Judge Myron Bright Speaks Out on Dana Deegan Case

Document Type

News Article

Publication Date

10-14-2013

Campus Unit

School of Law

Abstract

Federal Judge Myron Bright told a UND audience Monday that he's supporting a campaign to get a North Dakota American Indian woman released from federal prison.

Bright, who sits on the U.S. Court of Appeals for the 8th Circuit, said his approach since he was appointed in 1968 has been to seek first justice "and try to do it under the law."

Which is why, he said, he was gripped by the case of Dana Deegan from the Fort Berthold Indian Reservation. She was sentenced to 10 years for a crime that he said often results in a much lesser sentence off the reservation.

Deegan is a worst case scenario of the need to reform how federal courts treat American Indians, Bright said

The 94-year-old judge was a speaker at a UND law-school forum on sentencing disparities for Indians.

He said that because of historical jurisdiction taken by federal courts in Indian Country in the 19th century and more recent special laws, Indians convicted of serious crimes on reservations face harsh federal sentences.

For the same crimes, he said, non-Indians "across the road" would get much more lenient state sentences.

Dissenting vote

Deegan was convicted in 2007 in federal court in North Dakota of second-degree murder of her infant son in 1998 in the Fort Berthold reservation.

She was 25 when she gave birth to the boy, wrapped him in a blanket in a crib, then left her trailer home with her three older children and didn't return for two weeks.

Years later, federal prosecutors charged her with first-degree murder. Facing possibly decades in prison, Deegan pleaded guilty to a lesser charge and was sentenced to 10 years. She's in a federal prison for women in Waseca, Minn., with about four years left to serve.

In often strong tones showing anger, Bright described how unjust Deegan's sentence seems to him.

In 1998, a North Dakota State University student was convicted in state court in Fargo in a comparable death of her infant and was sentenced to probation, Bright said. In 2009, a Bismarck woman was sentenced in her baby's death to two years behind bars, he said.

When Deegan appealed her sentence to the 8th Circuit in 2010, the court rejected her appeal 2-1. Bright's was the dissenting vote.

In his dissent, he wrote that the history of violence against Indian women only added to the phenomenon doctors call "neonaticide," of mothers under post-partum mental strain causing their babies' deaths shortly after birth.

"The violence against women and children on Indian reservations is a national scandal," he wrote, saying it must be solved by fixing a broken system.

Students react

Several of the 13 Indians among the law school's student population of 250 attended Monday's forum.

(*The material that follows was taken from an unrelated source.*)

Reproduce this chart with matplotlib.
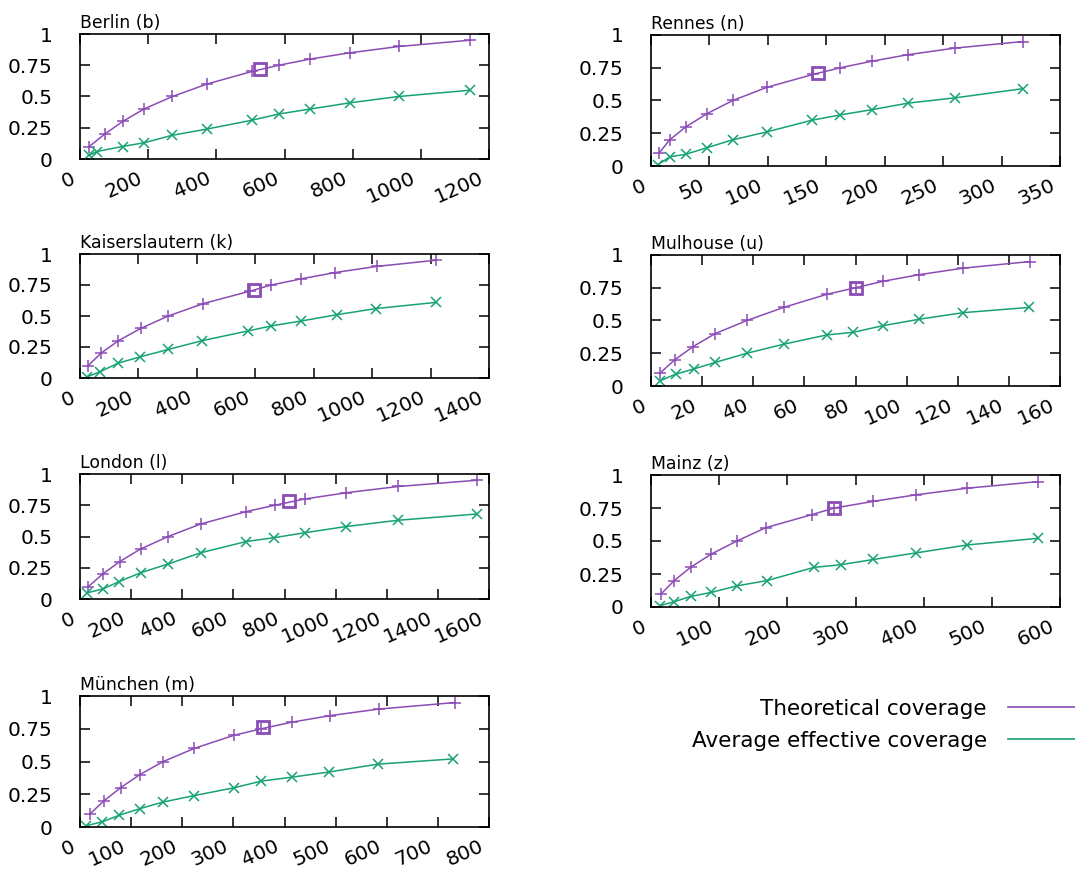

"There is a huge disparity" in how Indians in Indian Country face federal sentences for crimes that are sentenced in state courts for non-Indians, said Jeanne Williams, a second-year law student. "I wasn't familiar with the Dana Deegan case but her sentence seems unfair."

The frequency of violence Indian women experience create "a cycle" that seems to lead to more crime, she said.

A member of the Washoe Tribe of Nevada and California, Williams has worked as a tribal court official on the Spirit Lake Indian Reservation near Devils Lake.

Call to action

Bright said he has written U.S. Attorney General Eric Holder and the U.S. Sentencing Commission about what he calls glaring disparities in justice for Indians.

"And what did they do?" he said in the near-shouting tone of the law professor he once was. "Nothing!"

Pointing out Deegan's daughters, Kamryn, 17, and Sydney, 16, who accompanied their aunt and guardian to the forum, Bright urged the 40 people at the UND forum to get involved in the effort to free her.

"So this is an injustice under the law," he said. "So now is the time for all of us in the system to take a hard look at it and right a wrong and try to get justice for Dana Deegan."

Marmie Jotter, Deegan's sister, said Deegan never intended to cause her son's death, but was overwhelmed by a lifetime of abuse and poverty she no longer could handle.

She and Deegan's daughters passed out form letters for people to send to President Barack Obama asking him to commute Deegan's sentence, which will be completed in 2017.

"Her family needs her," Jotter said.